Task to complete — Copy exactly the lines from the start of the material through the line with "import pandas as pd". Pictures stay out of the copy.

Given information —

>> Start

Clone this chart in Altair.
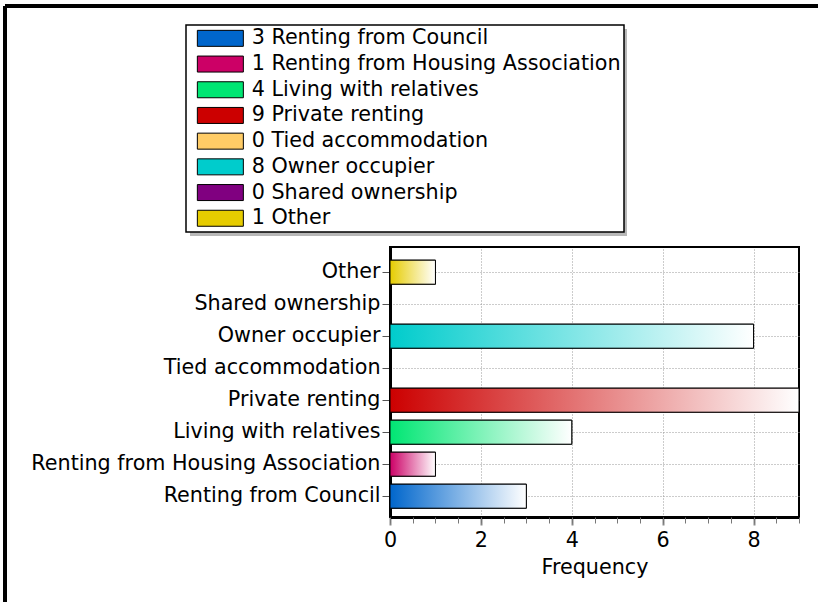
import altair as alt
import pandas as pd

categories = ["Renting from Council", "Renting from Housing Association", "Living with relatives",
              "Private renting", "Tied accommodation", "Owner occupier", "Shared ownership", "Other"]
counts = [3, 1, 4, 9, 0, 8, 0, 1]
colors = ["#0066CC", "#CC0066", "#00E673", "#CC0000", "#FFCC66", "#00CCCC", "#800080", "#E6CC00"]
x_ticks = [0, 2, 4, 6, 8]
x_minor = [i * 0.5 for i in range(19)]

labels = [f"{n} {c}" for n, c in zip(counts, categories)]
df = pd.DataFrame({"category": categories, "count": counts, "label": labels})

FONT = "DejaVu Sans"
FS = 20.7
y_sort = list(reversed(categories))

y_enc = alt.Y("category:N", sort=y_sort, title=None,
              scale=alt.Scale(paddingInner=0.25, paddingOuter=0.34375, align=0.6),
              axis=alt.Axis(labelFontSize=FS, labelColor="black", labelFont=FONT, labelLimit=500,
                            tickSize=8, tickColor="#555", labelPadding=2,
                            domainColor="black", domainWidth=3,
                            grid=True, gridColor="#999", gridDash=[1, 2]))

x_scale = alt.Scale(domain=[0, 9], nice=False)
x_main = alt.X("count:Q", scale=x_scale, title="Frequency",
               axis=alt.Axis(values=x_ticks, labelFontSize=FS, labelColor="black", labelFont=FONT,
                             labelFlush=False,
                             titleFontSize=FS, titleFontWeight="normal", titleFont=FONT, titleColor="black",
                             titlePadding=8, tickSize=8, tickColor="#888", tickWidth=2, labelPadding=5,
                             domainColor="black", domainWidth=3,
                             grid=True, gridColor="#999", gridDash=[1, 2]))

base = alt.Chart(df).mark_bar(stroke="black", strokeWidth=1).encode(
    x=x_main,
    y=y_enc,
    color=alt.Color("label:N", scale=alt.Scale(domain=labels, range=colors),
                    legend=alt.Legend(
                        title=None, orient="none", legendX=-204, legendY=-222,
                        fillColor="white", strokeColor="black",
                        padding=3, labelFontSize=FS, labelFont=FONT, labelColor="black",
                        labelLimit=600,
                        symbolType="M-1,-1H4.75V1H-1Z", symbolSize=256,
                        symbolStrokeColor="black", symbolStrokeWidth=1, symbolOpacity=1,
                        symbolOffset=6, labelOffset=36, rowPadding=3.7)),
)

layers = [base]
for cat, col in zip(categories, colors):
    grad = alt.LinearGradient(gradient="linear",
                              stops=[alt.GradientStop(offset=0, color=col),
                                     alt.GradientStop(offset=1, color="white")],
                              x1=0, x2=1, y1=0, y2=0)
    layers.append(
        alt.Chart(df).transform_filter(alt.datum.category == cat)
        .mark_bar(fill=grad, stroke="black", strokeWidth=1)
        .encode(x=alt.X("count:Q", scale=x_scale), y=alt.Y("category:N", sort=y_sort))
    )

# decorations: outer frame lines and legend shadow
shadow = alt.Chart(df).mark_rect(color="#b8b8b8").encode(
    x=alt.value(-200), x2=alt.value(237), y=alt.value(-218), y2=alt.value(-11))
frame_top = alt.Chart(df).mark_rule(color="black", strokeWidth=3).encode(
    x=alt.value(-385), x2=alt.value(430), y=alt.value(-241))
frame_left = alt.Chart(df).mark_rule(color="black", strokeWidth=3).encode(
    x=alt.value(-385), y=alt.value(-241), y2=alt.value(360))

main = alt.layer(shadow, frame_top, frame_left, *layers)

minor = alt.Chart(df).mark_bar(opacity=0).encode(
    x=alt.X("count:Q", scale=x_scale, title=None,
            axis=alt.Axis(orient="bottom", values=x_minor, labels=False, domain=False,
                          grid=False, tickSize=6, tickColor="#777", tickWidth=1, title=None)),
    y=alt.Y("category:N", sort=y_sort),
)

chart = alt.layer(main, minor).resolve_axis(x="independent").properties(
    width=409, height=270,
    autosize=alt.AutoSizeParams(type="none"),
    padding={"left": 390, "top": 247, "right": 19, "bottom": 85},
    background="white",
).configure(font=FONT).configure_view(stroke="black", strokeWidth=2).configure_legend(strokeWidth=1.5)

chart.save("out.html", embed_options={"renderer": "svg", "actions": False})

>> End

Answer to the problem —
Clone this chart in Altair.
import altair as alt
import pandas as pd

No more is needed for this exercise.